- What the task requires: Reproduce, character for character, the lines below from the first through the one with "const seriesNames = ['undegradated', 'SSF', 'SmF'];". Leave pictures out.

- Source excerpt:

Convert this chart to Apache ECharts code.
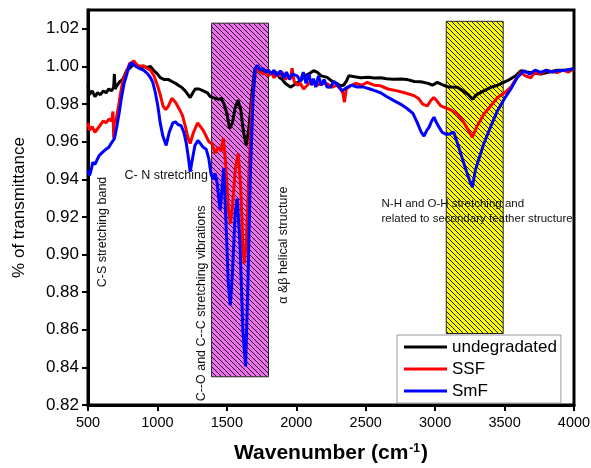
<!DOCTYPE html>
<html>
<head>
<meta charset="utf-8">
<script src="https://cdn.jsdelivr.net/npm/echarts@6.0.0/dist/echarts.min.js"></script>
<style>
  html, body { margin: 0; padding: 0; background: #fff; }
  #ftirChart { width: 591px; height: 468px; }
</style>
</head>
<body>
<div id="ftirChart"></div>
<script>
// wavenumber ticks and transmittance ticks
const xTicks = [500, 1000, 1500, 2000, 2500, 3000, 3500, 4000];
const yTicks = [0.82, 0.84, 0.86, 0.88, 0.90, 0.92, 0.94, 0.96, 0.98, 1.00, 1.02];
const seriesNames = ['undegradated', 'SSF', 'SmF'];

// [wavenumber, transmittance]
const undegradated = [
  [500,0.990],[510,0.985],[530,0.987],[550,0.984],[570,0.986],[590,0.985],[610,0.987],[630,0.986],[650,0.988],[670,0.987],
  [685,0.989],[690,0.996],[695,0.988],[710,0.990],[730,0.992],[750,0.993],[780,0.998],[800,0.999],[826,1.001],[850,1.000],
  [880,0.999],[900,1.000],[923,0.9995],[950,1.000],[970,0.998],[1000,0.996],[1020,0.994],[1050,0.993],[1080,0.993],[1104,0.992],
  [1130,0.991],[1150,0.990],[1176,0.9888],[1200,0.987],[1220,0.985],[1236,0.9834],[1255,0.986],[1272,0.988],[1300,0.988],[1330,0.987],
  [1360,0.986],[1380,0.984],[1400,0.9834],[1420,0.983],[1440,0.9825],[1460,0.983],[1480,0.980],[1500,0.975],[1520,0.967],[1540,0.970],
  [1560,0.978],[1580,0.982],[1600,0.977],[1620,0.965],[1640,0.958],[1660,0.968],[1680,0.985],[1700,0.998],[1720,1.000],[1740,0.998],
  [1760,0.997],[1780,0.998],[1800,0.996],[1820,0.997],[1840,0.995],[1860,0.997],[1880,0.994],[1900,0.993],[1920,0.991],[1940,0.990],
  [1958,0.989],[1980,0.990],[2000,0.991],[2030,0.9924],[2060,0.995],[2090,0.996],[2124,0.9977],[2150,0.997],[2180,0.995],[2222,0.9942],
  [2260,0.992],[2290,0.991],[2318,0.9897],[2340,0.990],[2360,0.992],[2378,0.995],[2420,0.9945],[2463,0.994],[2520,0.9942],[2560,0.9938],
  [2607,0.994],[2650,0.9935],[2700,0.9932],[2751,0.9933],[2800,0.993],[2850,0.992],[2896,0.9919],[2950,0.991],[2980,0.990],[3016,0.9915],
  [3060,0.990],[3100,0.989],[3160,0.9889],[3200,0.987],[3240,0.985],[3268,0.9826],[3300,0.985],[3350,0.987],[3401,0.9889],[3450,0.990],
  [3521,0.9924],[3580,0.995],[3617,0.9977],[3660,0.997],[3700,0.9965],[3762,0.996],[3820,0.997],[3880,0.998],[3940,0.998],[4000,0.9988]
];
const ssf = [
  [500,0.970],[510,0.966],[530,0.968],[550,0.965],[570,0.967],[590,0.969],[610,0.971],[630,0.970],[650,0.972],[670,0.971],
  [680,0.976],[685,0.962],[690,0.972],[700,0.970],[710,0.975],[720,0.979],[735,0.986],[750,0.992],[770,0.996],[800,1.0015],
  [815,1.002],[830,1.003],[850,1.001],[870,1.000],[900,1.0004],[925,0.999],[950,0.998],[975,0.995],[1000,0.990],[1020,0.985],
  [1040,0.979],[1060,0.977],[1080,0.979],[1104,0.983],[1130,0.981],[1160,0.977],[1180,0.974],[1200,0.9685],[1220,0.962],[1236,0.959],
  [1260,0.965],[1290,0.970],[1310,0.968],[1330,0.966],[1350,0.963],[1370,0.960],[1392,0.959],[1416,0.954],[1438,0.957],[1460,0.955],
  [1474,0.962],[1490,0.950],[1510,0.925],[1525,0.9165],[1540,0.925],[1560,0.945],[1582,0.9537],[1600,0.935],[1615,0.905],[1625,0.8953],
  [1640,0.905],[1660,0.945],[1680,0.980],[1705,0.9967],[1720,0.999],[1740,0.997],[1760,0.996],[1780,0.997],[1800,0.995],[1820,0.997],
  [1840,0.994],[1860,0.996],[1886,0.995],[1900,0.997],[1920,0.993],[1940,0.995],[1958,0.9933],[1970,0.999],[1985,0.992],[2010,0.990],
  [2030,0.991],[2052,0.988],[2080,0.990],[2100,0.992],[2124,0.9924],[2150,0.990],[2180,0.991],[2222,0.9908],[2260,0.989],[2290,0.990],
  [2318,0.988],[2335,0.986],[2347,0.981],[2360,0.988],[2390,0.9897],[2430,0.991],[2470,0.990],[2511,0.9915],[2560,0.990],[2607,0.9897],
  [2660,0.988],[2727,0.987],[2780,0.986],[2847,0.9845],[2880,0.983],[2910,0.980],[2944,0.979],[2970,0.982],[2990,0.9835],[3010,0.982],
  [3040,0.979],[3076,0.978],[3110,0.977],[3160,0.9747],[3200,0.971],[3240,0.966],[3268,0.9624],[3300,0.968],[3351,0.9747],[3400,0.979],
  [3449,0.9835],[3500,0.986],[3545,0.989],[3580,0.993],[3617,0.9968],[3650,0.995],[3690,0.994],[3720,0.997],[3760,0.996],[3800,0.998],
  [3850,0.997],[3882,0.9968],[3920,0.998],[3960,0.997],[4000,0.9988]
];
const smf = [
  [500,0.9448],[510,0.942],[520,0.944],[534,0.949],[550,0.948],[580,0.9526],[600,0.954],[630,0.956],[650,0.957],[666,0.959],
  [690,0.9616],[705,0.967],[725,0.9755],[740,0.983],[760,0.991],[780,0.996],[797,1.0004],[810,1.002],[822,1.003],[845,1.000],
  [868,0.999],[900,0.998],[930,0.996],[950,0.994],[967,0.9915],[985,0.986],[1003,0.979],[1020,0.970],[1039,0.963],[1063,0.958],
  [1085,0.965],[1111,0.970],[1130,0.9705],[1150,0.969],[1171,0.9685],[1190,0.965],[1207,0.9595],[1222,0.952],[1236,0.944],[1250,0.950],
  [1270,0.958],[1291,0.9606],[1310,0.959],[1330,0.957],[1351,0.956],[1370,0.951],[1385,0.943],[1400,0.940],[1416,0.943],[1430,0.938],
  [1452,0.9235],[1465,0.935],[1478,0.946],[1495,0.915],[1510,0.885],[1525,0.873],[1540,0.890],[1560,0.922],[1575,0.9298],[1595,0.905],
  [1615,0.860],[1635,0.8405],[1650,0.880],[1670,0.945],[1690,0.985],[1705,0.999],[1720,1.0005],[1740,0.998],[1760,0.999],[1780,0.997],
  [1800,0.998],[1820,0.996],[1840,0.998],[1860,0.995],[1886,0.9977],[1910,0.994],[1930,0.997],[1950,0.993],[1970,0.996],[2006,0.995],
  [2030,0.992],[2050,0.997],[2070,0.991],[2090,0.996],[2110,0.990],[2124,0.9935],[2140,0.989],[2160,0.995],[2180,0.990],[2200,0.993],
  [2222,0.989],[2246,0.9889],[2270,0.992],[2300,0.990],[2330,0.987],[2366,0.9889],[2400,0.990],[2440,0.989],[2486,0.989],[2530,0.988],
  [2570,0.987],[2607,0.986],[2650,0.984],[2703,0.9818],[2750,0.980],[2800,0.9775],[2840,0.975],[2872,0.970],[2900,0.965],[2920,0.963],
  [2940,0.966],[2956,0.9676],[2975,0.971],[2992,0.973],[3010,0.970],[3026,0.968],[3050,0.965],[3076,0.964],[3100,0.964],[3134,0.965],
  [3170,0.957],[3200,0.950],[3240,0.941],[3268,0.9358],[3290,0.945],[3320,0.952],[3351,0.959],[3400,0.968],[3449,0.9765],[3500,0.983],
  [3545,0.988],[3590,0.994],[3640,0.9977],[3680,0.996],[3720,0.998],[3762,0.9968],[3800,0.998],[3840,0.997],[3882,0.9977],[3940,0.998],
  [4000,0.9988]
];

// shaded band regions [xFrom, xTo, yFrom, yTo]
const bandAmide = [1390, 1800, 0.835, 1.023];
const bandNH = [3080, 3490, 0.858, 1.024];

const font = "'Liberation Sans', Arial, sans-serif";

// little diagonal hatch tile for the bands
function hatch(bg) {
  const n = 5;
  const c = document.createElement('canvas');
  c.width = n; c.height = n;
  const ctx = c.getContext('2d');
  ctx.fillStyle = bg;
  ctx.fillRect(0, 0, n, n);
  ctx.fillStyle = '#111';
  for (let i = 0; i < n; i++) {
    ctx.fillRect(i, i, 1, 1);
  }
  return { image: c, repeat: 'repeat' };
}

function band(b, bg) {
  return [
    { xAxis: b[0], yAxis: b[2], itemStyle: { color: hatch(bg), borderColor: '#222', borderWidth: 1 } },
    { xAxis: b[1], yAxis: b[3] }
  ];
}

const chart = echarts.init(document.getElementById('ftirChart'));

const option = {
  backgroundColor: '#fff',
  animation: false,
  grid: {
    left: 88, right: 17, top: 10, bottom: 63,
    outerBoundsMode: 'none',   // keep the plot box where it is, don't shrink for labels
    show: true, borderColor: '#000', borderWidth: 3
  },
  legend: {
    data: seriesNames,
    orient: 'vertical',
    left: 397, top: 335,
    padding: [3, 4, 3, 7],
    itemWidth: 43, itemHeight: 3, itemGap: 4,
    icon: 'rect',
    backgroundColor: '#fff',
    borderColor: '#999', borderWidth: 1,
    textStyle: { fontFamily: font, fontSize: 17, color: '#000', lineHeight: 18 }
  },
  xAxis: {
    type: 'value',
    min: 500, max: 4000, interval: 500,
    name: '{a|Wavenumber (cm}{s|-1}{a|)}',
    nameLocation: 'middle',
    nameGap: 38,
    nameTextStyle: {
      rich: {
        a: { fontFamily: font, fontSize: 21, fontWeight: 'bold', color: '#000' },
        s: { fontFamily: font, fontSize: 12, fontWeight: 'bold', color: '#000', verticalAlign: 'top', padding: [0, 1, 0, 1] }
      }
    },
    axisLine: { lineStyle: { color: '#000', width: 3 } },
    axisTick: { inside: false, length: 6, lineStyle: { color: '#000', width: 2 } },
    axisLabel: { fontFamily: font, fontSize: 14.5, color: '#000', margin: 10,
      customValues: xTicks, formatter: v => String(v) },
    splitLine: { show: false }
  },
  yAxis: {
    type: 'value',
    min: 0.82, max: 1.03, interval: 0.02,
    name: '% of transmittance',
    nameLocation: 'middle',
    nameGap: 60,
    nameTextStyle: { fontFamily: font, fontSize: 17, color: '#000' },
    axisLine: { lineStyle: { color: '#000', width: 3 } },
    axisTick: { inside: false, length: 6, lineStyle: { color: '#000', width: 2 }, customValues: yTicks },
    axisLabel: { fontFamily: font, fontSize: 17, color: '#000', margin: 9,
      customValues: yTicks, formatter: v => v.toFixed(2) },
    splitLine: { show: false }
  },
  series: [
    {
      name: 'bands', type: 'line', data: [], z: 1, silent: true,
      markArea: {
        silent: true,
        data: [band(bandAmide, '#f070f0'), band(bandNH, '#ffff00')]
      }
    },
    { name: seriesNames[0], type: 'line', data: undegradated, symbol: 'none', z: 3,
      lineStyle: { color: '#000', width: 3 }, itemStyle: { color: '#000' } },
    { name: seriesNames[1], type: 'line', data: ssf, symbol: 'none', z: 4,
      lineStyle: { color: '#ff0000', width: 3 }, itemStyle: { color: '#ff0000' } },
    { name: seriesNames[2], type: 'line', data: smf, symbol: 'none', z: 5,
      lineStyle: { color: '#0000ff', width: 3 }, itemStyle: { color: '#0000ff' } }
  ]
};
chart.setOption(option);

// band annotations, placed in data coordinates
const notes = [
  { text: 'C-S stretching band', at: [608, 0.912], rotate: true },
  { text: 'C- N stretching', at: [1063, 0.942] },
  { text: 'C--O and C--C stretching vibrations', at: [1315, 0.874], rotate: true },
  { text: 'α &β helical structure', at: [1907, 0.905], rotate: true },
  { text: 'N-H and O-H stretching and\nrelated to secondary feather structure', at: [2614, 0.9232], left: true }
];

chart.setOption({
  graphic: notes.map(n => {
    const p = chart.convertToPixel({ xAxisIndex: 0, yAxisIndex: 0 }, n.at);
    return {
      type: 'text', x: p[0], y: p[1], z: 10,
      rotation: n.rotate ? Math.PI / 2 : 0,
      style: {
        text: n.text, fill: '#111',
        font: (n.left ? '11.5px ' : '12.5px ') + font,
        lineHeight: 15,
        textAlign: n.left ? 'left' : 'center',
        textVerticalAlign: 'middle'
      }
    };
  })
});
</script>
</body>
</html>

- Solution:
Convert this chart to Apache ECharts code.
<!DOCTYPE html>
<html>
<head>
<meta charset="utf-8">
<script src="https://cdn.jsdelivr.net/npm/echarts@6.0.0/dist/echarts.min.js"></script>
<style>
  html, body { margin: 0; padding: 0; background: #fff; }
  #ftirChart { width: 591px; height: 468px; }
</style>
</head>
<body>
<div id="ftirChart"></div>
<script>
// wavenumber ticks and transmittance ticks
const xTicks = [500, 1000, 1500, 2000, 2500, 3000, 3500, 4000];
const yTicks = [0.82, 0.84, 0.86, 0.88, 0.90, 0.92, 0.94, 0.96, 0.98, 1.00, 1.02];
const seriesNames = ['undegradated', 'SSF', 'SmF'];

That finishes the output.